We encounter tools everywhere we go.

There are the obvious tools that you find at the hardware store, the things you use to build, create and renovate your house. There are also the heavy machinery tools, and the the less commonly referred to as tools like the knife and fork we eat dinner with.

And if you’re a fan of 90’s metal, you’ll probably find them in your Spotify playlists too.

Tools are everywhere and when it comes to measuring success a lot of our focus is spent on the time when we’re actively using tools and carrying out tasks (that we require the tools for in the first place) to achieve the desired outcomes.

But what about the time in between?

What about the time we are waiting because we don’t have the right tools at hand? It may be waiting for tools to be repaired, for parts to arrive, waiting for another team or department to arrive or waiting for instruction or a return in communication.

When we’re stuck in between, waiting for the right tools or circumstance to complete a task, what is the cost to your business?

When organisations engage in an observational study the basic premise is to observe workers in their own environment and record the time it takes to perform tasks over a certain period.

The aim is not to blame or shame, but to simply understand how a day unfolds, effectively bridging the gap between front line and executive teams. It allows front line workers to be part of demonstrating the problems they face and helps executive teams to see where inefficiencies lay.

When you then add an economic analysis, it highlights the cost associated to those tasks and processes, and the financial impact to the business when inefficiencies are left unresolved. 

Applying that same principle to measuring the time in between – the delays – can prove to be just as invaluable. Don’t be mistaken though, some “delays” are expected and normal and evaluating the difference between them is crucial.

The avoidable delays like, tools not working or made available, supplies not ordered or appropriate approvals not provided – are what can have a negative impact on your business.

See how quickly it adds up.

The average wage in Australia is just over $90,000 per year.

Based on a 38 hour week that is approximately $45 per hour.

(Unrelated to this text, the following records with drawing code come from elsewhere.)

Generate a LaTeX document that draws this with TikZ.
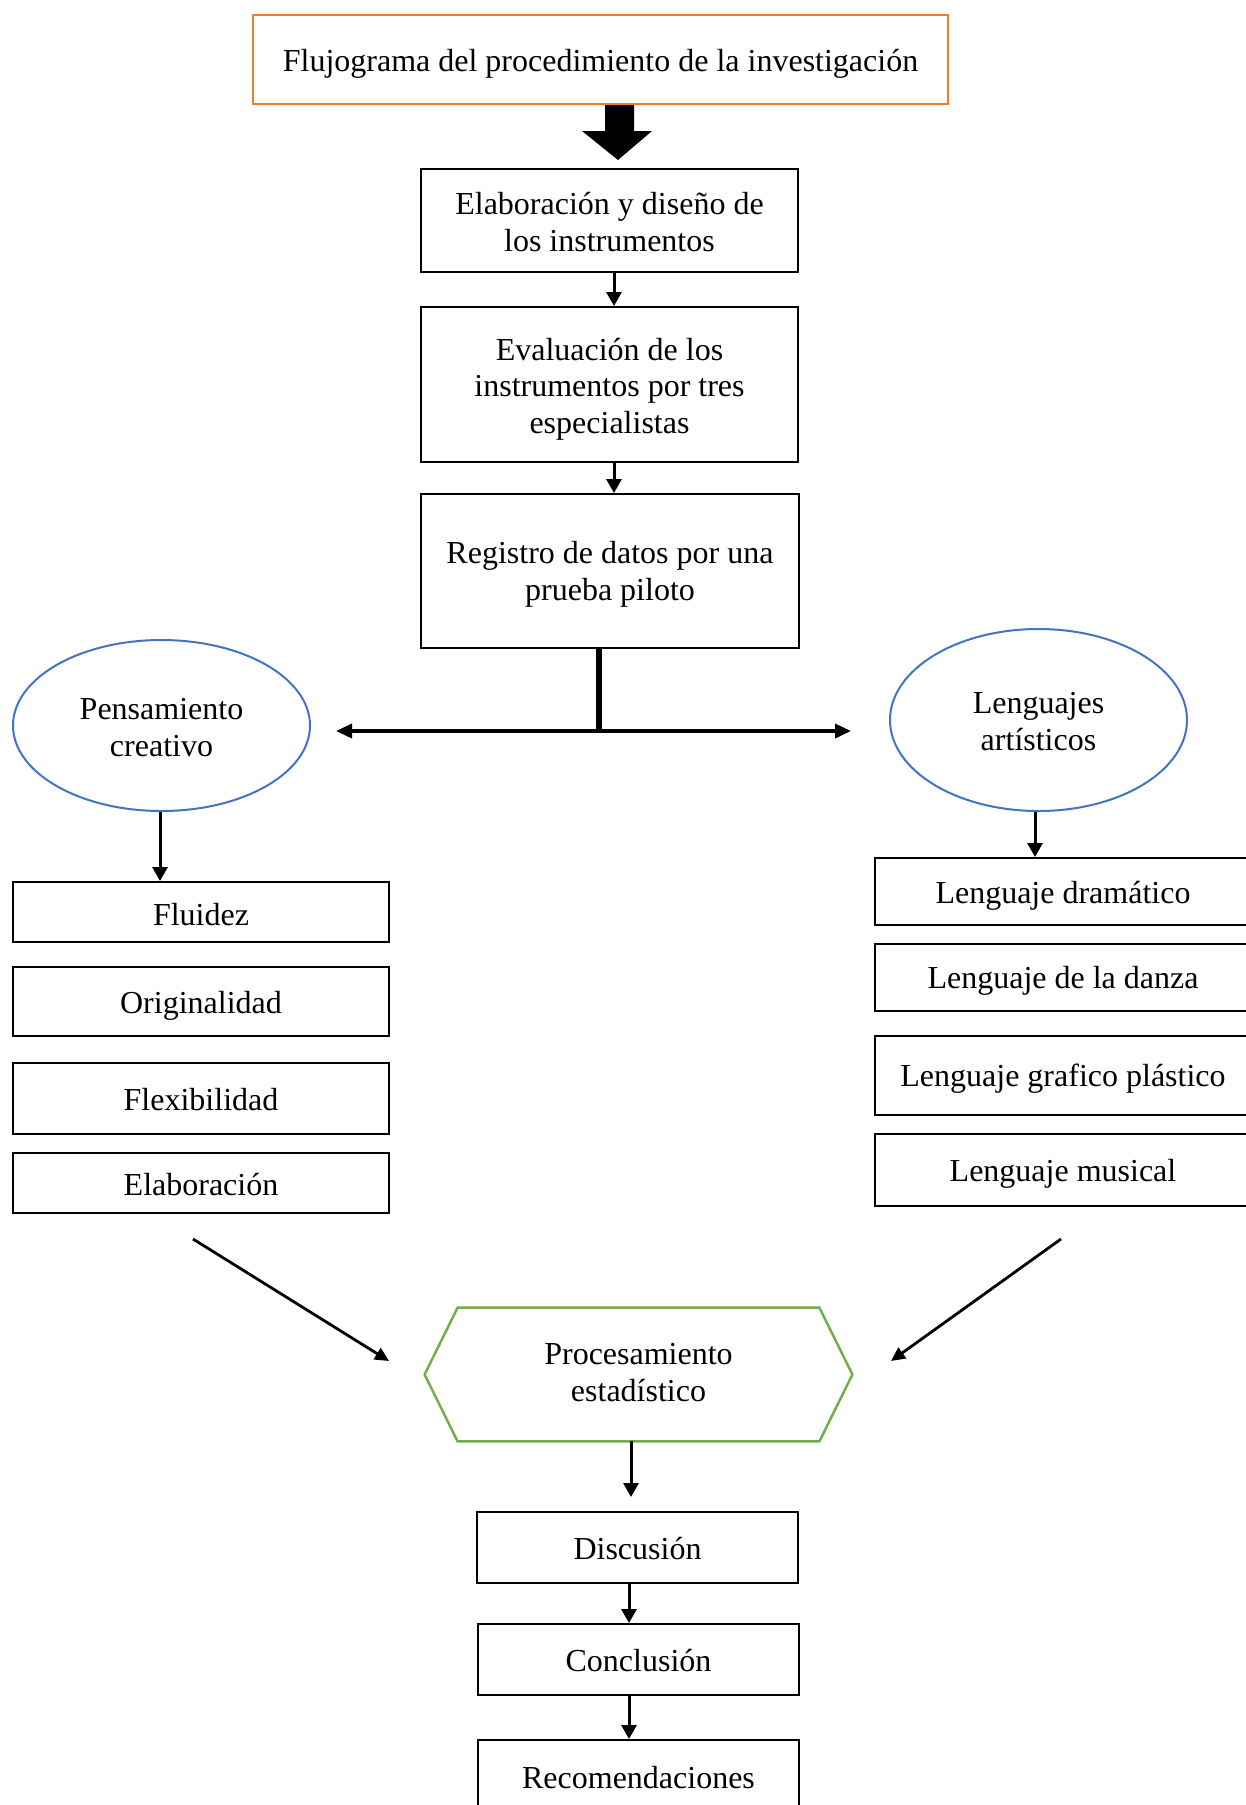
\documentclass[tikz,border=0pt]{standalone}
\usepackage{fontspec}
\setmainfont{Liberation Serif}
\usetikzlibrary{arrows.meta,shapes.geometric}
\definecolor{orangeb}{HTML}{ED7D31}
\definecolor{blueb}{HTML}{4472C4}
\definecolor{greenb}{HTML}{70AD47}
\begin{document}
\begin{tikzpicture}[x=0.5pt,y=-0.5pt,
  every node/.style={font=\fontsize{16}{18.4}\selectfont, align=center, inner sep=0pt},
  txt/.style 2 args={label={[align=center,yshift=#1]center:#2}},
  box/.style={draw=black, line width=1pt, minimum width=#1*0.5pt},
  box/.default=377,
  oval/.style={draw=blueb, line width=1pt, ellipse, minimum width=148.5pt},
  link/.style={line width=1.5pt, -{Triangle[length=7pt,width=7.5pt]}},
  diag/.style={line width=1.4pt, -{Triangle[length=7pt,width=6.5pt]}}
]
\useasboundingbox (0,0) rectangle (1246,1805);
\clip (0,0) rectangle (1246,1805);

% title
\node[draw=orangeb, line width=1pt, minimum width=347.5pt, minimum height=44.5pt,
  txt={-2.3pt}{Flujograma del procedimiento de la investigación}] (title) at (600.5,59.5) {};

% main column
\node[box, minimum height=51.5pt, txt={-0.6pt}{Elaboración y diseño de\\los instrumentos}] (b1) at (609.5,220.5) {};
\node[box, minimum height=77.5pt, txt={-2.3pt}{Evaluación de los\\instrumentos por tres\\especialistas}] (b2) at (609.5,384.5) {};
\node[box=378, minimum height=77pt, txt={-1.7pt}{Registro de datos por una\\prueba piloto}] (b3) at (610,571) {};

% block arrow
\coordinate (ba) at (618,0);
\fill[black] ([xshift=-6.5pt]title.south -| ba) -- ([xshift=8pt]title.south -| ba)
  -- ([xshift=8pt,yshift=-13pt]title.south -| ba) -- ([xshift=17pt,yshift=-13pt]title.south -| ba)
  -- ([yshift=-27.5pt]title.south -| ba) -- ([xshift=-18pt,yshift=-13pt]title.south -| ba)
  -- ([xshift=-6.5pt,yshift=-13pt]title.south -| ba) -- cycle;

\coordinate (cx) at (614,0);
\draw[link] (b1.south -| cx) -- (b2.north -| cx);
\draw[link] (b2.south -| cx) -- (b3.north -| cx);

% branch
\coordinate (j) at (599,731);
\coordinate (bl) at (336,731);
\coordinate (br) at (851,731);
\draw[line width=3.3pt] (b3.south -| j) -- (j);
\draw[line width=1.8pt, {Triangle[length=8pt,width=7pt]}-{Triangle[length=8pt,width=7pt]}] (bl) -- (br);

% ellipses
\node[oval, minimum height=85.5pt, txt={-1.2pt}{Pensamiento\\creativo}] (eL) at (161.5,725.5) {};
\node[oval, minimum height=91pt, txt={-0.6pt}{Lenguajes\\artísticos}] (eR) at (1038.5,720) {};

% left column
\node[box=376, minimum height=30pt, txt={-1.2pt}{Fluidez}] (f1) at (201,912) {};
\node[box=376, minimum height=34.5pt, txt={-2.3pt}{Originalidad}] (f2) at (201,1001.5) {};
\node[box=376, minimum height=35.5pt, txt={-0.6pt}{Flexibilidad}] (f3) at (201,1098.5) {};
\node[box=376, minimum height=30pt, txt={-0.6pt}{Elaboración}] (f4) at (201,1183) {};

% right column
\node[box=376, minimum height=33.5pt, txt={-2.3pt}{Lenguaje dramático}] (r1) at (1063,891.5) {};
\node[box=376, minimum height=33.5pt, txt={-1.7pt}{Lenguaje de la danza}] (r2) at (1063,977.5) {};
\node[box=376, minimum height=39.5pt, txt={-1.7pt}{Lenguaje grafico plástico}] (r3) at (1063,1075.5) {};
\node[box=376, minimum height=36pt, txt={-1.7pt}{Lenguaje musical}] (r4) at (1063,1170) {};

\coordinate (lx) at (160,0);
\coordinate (rx) at (1035,0);
\draw[link] (eL.south -| lx) -- (f1.north -| lx);
\draw[link] (eR.south -| rx) -- (r1.north -| rx);

% hexagon
\node[minimum width=213.5pt, minimum height=66.5pt, txt={1.1pt}{Procesamiento\\estadístico}] (hex) at (638.5,1374.5) {};
\draw[greenb, line width=1.2pt, line join=miter] (hex.west) -- ([xshift=16.5pt]hex.north west) -- ([xshift=-16.5pt]hex.north east)
  -- (hex.east) -- ([xshift=-16.5pt]hex.south east) -- ([xshift=16.5pt]hex.south west) -- cycle;

% diagonal arrows
\coordinate (dl1) at (193,1239);
\coordinate (dl2) at (389,1361);
\coordinate (dr1) at (1061,1239);
\coordinate (dr2) at (891,1361);
\draw[diag] (dl1) -- (dl2);
\draw[diag] (dr1) -- (dr2);

% bottom column
\node[box=321, minimum height=35.5pt, txt={-0.6pt}{Discusión}] (d1) at (637.5,1547.5) {};
\node[box=321, minimum height=35.5pt, txt={-0.6pt}{Conclusión}] (d2) at (638.5,1659.5) {};
\node[box=321, minimum height=38pt, txt={0pt}{Recomendaciones}] (d3) at (638.5,1778) {};

\coordinate (hx) at (631,0);
\coordinate (hend) at (631,1497);
\draw[link] (hex.south -| hx) -- (hend);
\coordinate (bx) at (629,0);
\draw[link] (d1.south -| bx) -- (d2.north -| bx);
\draw[link] (d2.south -| bx) -- (d3.north -| bx);
\end{tikzpicture}
\end{document}
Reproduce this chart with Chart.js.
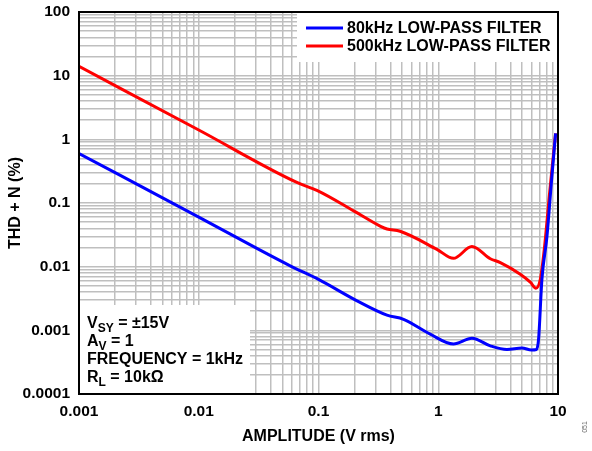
<!DOCTYPE html>
<html>
<head>
<meta charset="utf-8">
<script src="https://cdn.jsdelivr.net/npm/chart.js@4/dist/chart.umd.min.js"></script>
<style>
  html, body { margin: 0; padding: 0; background: #fff; }
  #wrap { width: 592px; height: 451px; position: relative; }
</style>
</head>
<body>
<div id="wrap"><canvas id="c" width="592" height="451"></canvas></div>
<script>
// ---- Data ----
const amplitude80kHz = [0.001, 0.01, 0.058, 0.1, 0.21, 0.373, 0.513, 0.857, 1.34, 1.91, 2.72, 3.75, 5.0, 6.0, 6.6, 6.88, 7.34, 8.09, 8.78, 9.55];
const thd80kHz       = [0.6, 0.06, 0.0103, 0.0063, 0.0029, 0.00173, 0.00149, 0.00087, 0.00061, 0.00075, 0.00057, 0.0005, 0.00053, 0.00049, 0.0005, 0.00072, 0.0063, 0.030, 0.197, 1.24];

const amplitude500kHz = [0.001, 0.01, 0.066, 0.097, 0.2, 0.33, 0.373, 0.48, 0.975, 1.34, 1.91, 2.72, 3.3, 4.84, 5.87, 6.55, 7.11, 7.68, 8.53, 9.55];
const thd500kHz       = [14, 1.4, 0.21, 0.158, 0.074, 0.043, 0.039, 0.036, 0.0187, 0.0135, 0.0207, 0.0133, 0.0116, 0.0076, 0.0057, 0.0046, 0.0063, 0.0187, 0.151, 1.24];

const seriesLabels = ['80kHz LOW-PASS FILTER', '500kHz LOW-PASS FILTER'];
const xDecades = [0.001, 0.01, 0.1, 1, 10];
const xTickLabels = ['0.001', '0.01', '0.1', '1', '10'];
const yDecades = [0.0001, 0.001, 0.01, 0.1, 1, 10, 100];
const yTickLabels = ['0.0001', '0.001', '0.01', '0.1', '1', '10', '100'];
const minorSteps = [1, 2, 3, 4, 5, 6, 7, 8, 9];

const xTitle = 'AMPLITUDE (V rms)';
const yTitle = 'THD + N (%)';
const conditions = [
  ['V', 'SY', ' = ±15V'],
  ['A', 'V', ' = 1'],
  ['FREQUENCY = 1kHz', '', ''],
  ['R', 'L', ' = 10kΩ']
];
const figureId = '051';

// ---- helpers ----
function gridValues(decades) {
  const out = [];
  for (let i = 0; i < decades.length - 1; i++) {
    minorSteps.forEach(m => out.push(decades[i] * m));
  }
  out.push(decades[decades.length - 1]);
  return out;
}
function decadeLabel(value, decades, labels) {
  for (let i = 0; i < decades.length; i++) {
    if (Math.abs(Math.log10(value) - Math.log10(decades[i])) < 1e-6) return labels[i];
  }
  return '';
}
const toPoints = (xs, ys) => xs.map((x, i) => ({ x: x, y: ys[i] }));

const FONT = "'Liberation Sans', Arial, sans-serif";
const gridColor = '#bfbfbf';

const overlayPlugin = {
  id: 'overlay',
  beforeDatasetsDraw(chart) {
    const { ctx, chartArea: a } = chart;
    ctx.save();
    ctx.fillStyle = '#ffffff';
    // legend panel
    ctx.fillRect(297, a.top, a.right - 297, 62 - a.top);
    // conditions panel
    ctx.fillRect(a.left, 305, 250 - a.left, a.bottom - 305);
    ctx.restore();
  },
  afterDraw(chart) {
    const { ctx, chartArea: a } = chart;
    ctx.save();
    // frame
    ctx.strokeStyle = '#000';
    ctx.lineWidth = 2;
    ctx.strokeRect(a.left, a.top, a.right - a.left, a.bottom - a.top);

    // legend
    const ds = chart.data.datasets;
    const legY = [28, 46];
    ctx.font = 'bold 16px ' + FONT;
    ctx.textBaseline = 'middle';
    ctx.textAlign = 'left';
    ds.forEach((d, i) => {
      ctx.strokeStyle = d.borderColor;
      ctx.lineWidth = 3;
      ctx.beginPath();
      ctx.moveTo(306, legY[i]);
      ctx.lineTo(343, legY[i]);
      ctx.stroke();
      ctx.fillStyle = '#000';
      ctx.fillText(d.label, 347, legY[i] + 1);
    });

    // conditions text
    const baselines = [328, 346, 364, 382];
    ctx.textBaseline = 'alphabetic';
    ctx.fillStyle = '#000';
    conditions.forEach((c, i) => {
      let x = 87;
      ctx.font = 'bold 16px ' + FONT;
      ctx.fillText(c[0], x, baselines[i]);
      x += ctx.measureText(c[0]).width;
      if (c[1]) {
        ctx.font = 'bold 12px ' + FONT;
        ctx.fillText(c[1], x, baselines[i] + 4);
        x += ctx.measureText(c[1]).width;
      }
      if (c[2]) {
        ctx.font = 'bold 16px ' + FONT;
        ctx.fillText(c[2], x, baselines[i]);
      }
    });

    // figure id
    ctx.translate(585, 427);
    ctx.rotate(-Math.PI / 2);
    ctx.font = '7px ' + FONT;
    ctx.fillStyle = '#666';
    ctx.textAlign = 'center';
    ctx.textBaseline = 'middle';
    ctx.fillText(figureId, 0, 0);
    ctx.restore();
  }
};

new Chart(document.getElementById('c'), {
  type: 'line',
  data: {
    datasets: [
      {
        label: seriesLabels[0],
        data: toPoints(amplitude80kHz, thd80kHz),
        borderColor: '#0000ff',
        borderWidth: 3,
        pointRadius: 0,
        cubicInterpolationMode: 'monotone',
        fill: false
      },
      {
        label: seriesLabels[1],
        data: toPoints(amplitude500kHz, thd500kHz),
        borderColor: '#ff0000',
        borderWidth: 3,
        pointRadius: 0,
        cubicInterpolationMode: 'monotone',
        fill: false
      }
    ]
  },
  options: {
    responsive: false,
    animation: false,
    devicePixelRatio: 1,
    layout: { padding: { left: 0, top: 12, right: 34, bottom: 0 } },
    plugins: {
      legend: { display: false },
      tooltip: { enabled: false }
    },
    scales: {
      x: {
        type: 'logarithmic',
        position: 'bottom',
        min: xDecades[0],
        max: xDecades[xDecades.length - 1],
        afterBuildTicks: s => { s.ticks = gridValues(xDecades).map(v => ({ value: v })); },
        afterFit: s => { s.height = 57; s.paddingLeft = 0; s.paddingRight = 0; },
        grid: { color: gridColor, lineWidth: 1.5, drawTicks: false },
        border: { display: false },
        ticks: {
          autoSkip: false,
          maxRotation: 0,
          padding: 8,
          color: '#000',
          font: { family: FONT, size: 15.5, weight: 'bold' },
          callback: v => decadeLabel(v, xDecades, xTickLabels)
        },
        title: {
          display: true,
          text: xTitle,
          color: '#000',
          font: { family: FONT, size: 16, weight: 'bold' },
          padding: { top: 0, bottom: 5 }
        }
      },
      y: {
        type: 'logarithmic',
        position: 'left',
        min: yDecades[0],
        max: yDecades[yDecades.length - 1],
        afterBuildTicks: s => { s.ticks = gridValues(yDecades).map(v => ({ value: v })); },
        afterFit: s => { s.width = 79; s.paddingTop = 0; s.paddingBottom = 0; },
        grid: { color: gridColor, lineWidth: 1.5, drawTicks: false },
        border: { display: false },
        ticks: {
          autoSkip: false,
          padding: 9,
          color: '#000',
          font: { family: FONT, size: 15.5, weight: 'bold' },
          callback: v => decadeLabel(v, yDecades, yTickLabels)
        },
        title: {
          display: true,
          text: yTitle,
          color: '#000',
          font: { family: FONT, size: 16, weight: 'bold' },
          padding: { top: 6, bottom: 0 }
        }
      }
    }
  },
  plugins: [overlayPlugin]
});
</script>
</body>
</html>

If 30% of a work day is lost to delays that could have been avoided, that equates to 2.4 hours that is completely unproductive.

If one person is affected for one day that is a cost of $108.

If that one person is affected every day for an entire week, that cost rises to $540.

A month? 480 hours lost costing $2,160.

A year is potentially 612 hours costing $27,540. That is 16 weeks!

Now multiply that by how many people are affected, and you begin to understand the impact.

2x people = $55,080…
3x people = $82,620…
4x people = $110,160…

By measuring the time in between, and those avoidable delays, you can see how quickly the cost to your business escalates. While one instance may not seem significant, understanding how quickly it grows can help leaders in making better business decisions that have a positive impact for all.

It could mean the financial opportunity to hire additional staff and expand capabilities and support existing teams, or those hours ‘lost’ could be redirected to additional projects or other revenue generating opportunities. The flow on effects may also lead to increased employee engagement, client satisfaction and a potential for significant customer base growth.

In some cases delays may be justified and play little significance to impacting outcomes in a negative way, but making sure you not only have the right tools for your team but that they are available and working can make all the difference to positive outcomes for all.

Looking beyond the financial reports and understanding how your business operates in the real world is crucial to being confident that you are making the right decisions for your team and the future success of your business.


More importantly, understanding that it’s not just the “time on tools” that should be taken into account. The time in between holds just as many valuable insights and can help to further quantify the need for change.